In our attempt to migrate from our Silverstripe powered blog to Docusaurus, we did not want to lose our old blog posts and thus needed to migrate them somehow. A manual migration was not an option for the roughly 320 blog posts we have written in the last 17 years.
Whilst checking how to automate the migration, I was looking for a solution to migrate HTML content to Markdown as the Sliverstripe blog post editor uses the TinyMCE editor which stores the content in HTML form in the database. I came across the league/html-to-markdown Composer package and gave it a try. The migration was nearly perfect and needed "just" a little manual clean-up. In the end, the manual clean-up was still quite annoying, but a lot quicker than manually processing the 320 blog posts by hand.

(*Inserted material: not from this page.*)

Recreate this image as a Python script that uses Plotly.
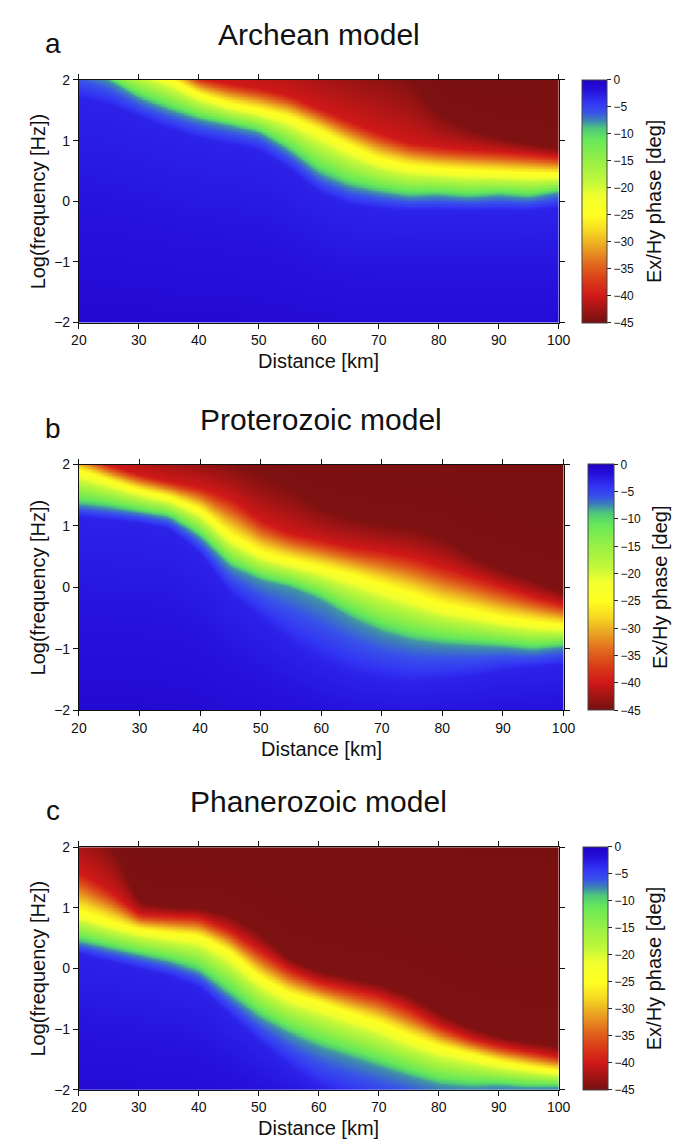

Since league/html-to-markdown is a Composer package, it can be installed like this:
composer require league/html-to-markdown
The migration from HTML code to Markdown can be done in a few lines of code:
use League\HTMLToMarkdown\HtmlConverter;
$html = 'The HTML source code here...';
$converter = new HtmlConverter();
$markdown = $converter->convert($html);
For the most part, the migration process worked like a charm. We had a few blog posts with leftover span elements, that I deleted quickly via my IDE (search and replace across all the files).
Additionally, I had a convert all the internal Silverstripe links into proper Markdown links to other blogs posts. And I went manually through all Markdown code elements and added proper syntax highlighting.
The migration script to spit out the Markdown files was written within an hour, the manual clean-up took about another 3 - 4 hours. Not too bad, I guess.